The portion 14b of insulating body 14 has a plurality of lamellae 21 extending outwardly from the outer annular wall 15 and having gaps arranged therebetween. The lamellae preferably form a labyrinth allowing no optical view onto the core of the insulating body from the outside. At the bottom of each annular gap, openings 22 are formed in the outer annular wall 15 so that gas can penetrate into the gap from hollow space 17. In this manner, permanent radial gas flow is generated in the gaps between the lamellae 21.

If e.g. vaporous metal issues from the batch 11, which metal can deposit in the inner space of vacuum container 10, the gas flow prevents that this material will deposit in the gaps between the lamellae 21. Thus, it is prohibited that a conductive metallic coating, extending from the conductor rod 13 to the container wall 10 and being able to establish an electric connection between these portions, is generated.

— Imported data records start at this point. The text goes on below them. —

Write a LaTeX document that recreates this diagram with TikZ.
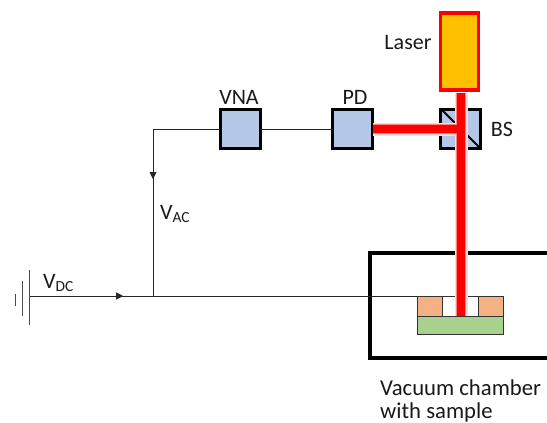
\documentclass[tikz,border=0pt]{standalone}
\usepackage{fontspec}
\setmainfont{Carlito}
\usetikzlibrary{arrows.meta,decorations.markings,calc}
\definecolor{boxblue}{RGB}{180,199,231}
\definecolor{laserorange}{RGB}{255,192,0}
\definecolor{padorange}{RGB}{244,177,131}
\definecolor{subgreen}{RGB}{169,209,142}
\tikzset{
  x=1pt,y=-1pt,
  instr/.style={draw=black,line width=3pt,fill=boxblue,minimum width=40pt,minimum height=39pt,inner sep=0pt,outer sep=0pt},
  lab/.style={font=\fontsize{22}{26}\selectfont,inner sep=0pt,text=black!90},
  biglab/.style={lab,font=\fontsize{22.7}{26}\selectfont,anchor=west},
  wire/.style={line width=0.9pt,draw=black!85},
  pad/.style={draw=black!80,line width=0.8pt,fill=padorange,minimum width=25pt,minimum height=20pt,inner sep=0pt,outer sep=0pt},
  midarrow/.style={postaction={decorate},decoration={markings,mark=at position #1 with {\arrow{Triangle[length=7pt,width=7pt]}}}},
  beamA/.style={draw=red!15,line width=13pt},
  beamB/.style={draw=red!50,line width=10.5pt},
  beamC/.style={draw=red,line width=8pt}
}
\begin{document}
\begin{tikzpicture}
\useasboundingbox (0,0) rectangle (547,423);
% chamber
\coordinate (chTR) at (547,253);
\coordinate (chTL) at (370,253);
\coordinate (chBL) at (370,358);
\coordinate (chBR) at (547,358);
\draw[line width=4pt,miter limit=10] (chTR) -- (chTL) -- (chBL) -- (chBR);
% sample
\node[draw=black!80,line width=0.8pt,fill=subgreen,minimum width=86pt,minimum height=18pt,inner sep=0pt,outer sep=0pt] (substrate) at (460,325) {};
\node[pad] (padL) at (429.5,306) {};
\node[pad] (padR) at (490.5,306) {};
\draw[draw=black!80,line width=0.8pt] (padL.north east) -- (padR.north west);
% instruments
\node[instr] (vna) at (240,129) {};
\node[instr] (pd) at (352.5,129) {};
\node[instr] (bs) at (460.5,129) {};
\draw[line width=2pt] ($(bs.north west)+(1.5,0.5)$) -- ($(bs.south east)+(-0.5,-0.5)$);
% laser
\node[draw=red,line width=3.5pt,fill=laserorange,minimum width=38pt,minimum height=77pt,inner sep=0pt,outer sep=0pt] (laser) at (459.5,51.5) {};
% beam
\coordinate (beamTurn) at (461,129);
\coordinate (beamEnd) at (461,316);
\coordinate (beamStart) at (461,92.5);
\foreach \s in {beamA,beamB,beamC}{
  \draw[\s] (pd.east) -- (beamTurn);
  \draw[\s] (beamStart) -- (beamEnd);
}
% wires
\coordinate (junction) at (153,296);
\coordinate (corner) at (153,129);
\coordinate (gndA) at (29,296);
\draw[wire] (vna.east) -- (pd.west);
\draw[wire,midarrow=0.5] (vna.west) -- (corner) -- (junction);
\draw[wire,midarrow=0.76] (gndA) -- (junction);
\draw[wire] (junction) -- (padL.north west);
% ground
\draw[line width=1pt,draw=black!70] (29,270) -- (29,325);
\draw[line width=1pt,draw=black!70] (22,281) -- (22,316);
\draw[line width=1pt,draw=black!70] (15.5,294) -- (15.5,306);
% labels
\node[lab] (tlaser) at (408,43) {Laser};
\node[lab] (tbs) at (502,129) {BS};
\node[lab] (tvna) at (239,97) {VNA};
\node[lab] (tpd) at (355,97) {PD};
\node[lab,anchor=west] (tvac) at (160,214) {V\textsubscript{AC}};
\node[lab,anchor=west] (tvdc) at (43,283) {V\textsubscript{DC}};
\node[biglab] (tch1) at (380,388) {Vacuum chamber};
\node[biglab] (tch2) at (380,412.5) {with sample};
\end{tikzpicture}
\end{document}
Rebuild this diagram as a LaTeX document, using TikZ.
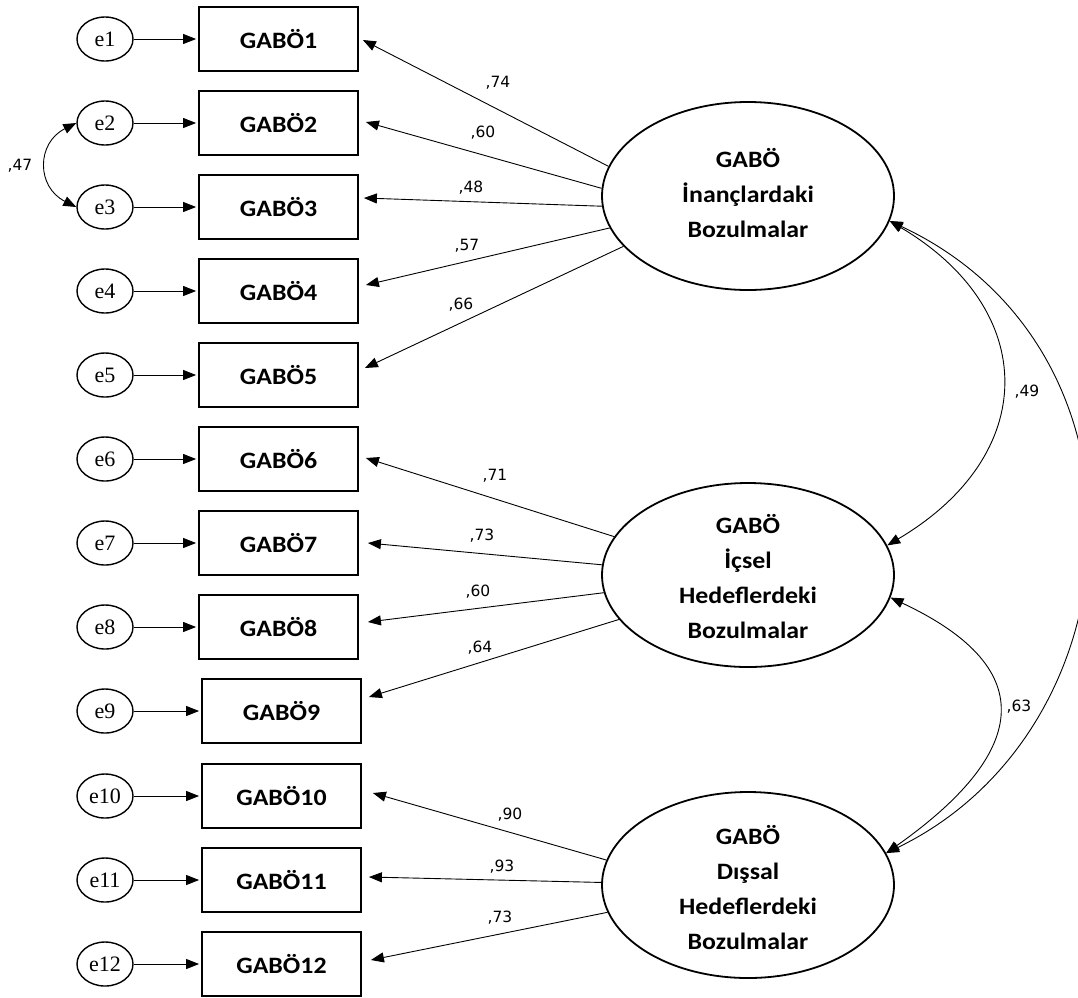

The insulating body 14 consists of a gas-impermeable non-conductive material, e.g. of ceramics.

In the embodiment according to FIG. 3, the insulating body 14 is of the same geometrical arrangement as that of FIG. 2 except for the fact that no holes 22 are provided. The portion 14b within container 10 is made of a porous gas-permeable material, e.g. of porous ceramics. However, portion 14a outside the container is made of gas-impermeable material. Generally, both portions 14a and 14b can be fabricated in one piece of the same material, portion 14a being provided with a gas-impermeable coating.

In the area of portion 14b, gas escapes through the porous material of the outer annular wall 15. This material, flowing radially to the outside through the gaps formed between the lamellae 21, prevents an accumulation of foreign material.

In the embodiment of FIG. 4, the insulating body 14 consists of a solid material surrounding the conductor rod 13. This material emits gas in the vacuum so that, between the lamellae 21, there are generated radial gas streams coming out of the insulating body, without a large hollow space being provided within the insulating body. Emission of gas can be accomplished also in that, due to the pressure difference between the surroundings of the vacuum container 10 and the interior of this vacuum container, atmospheric air penetrates through the porous insulating container 10 while flowing at a reduced volume.

The same effect can be obtained by impregnating the insulating body by a gas-emitting material.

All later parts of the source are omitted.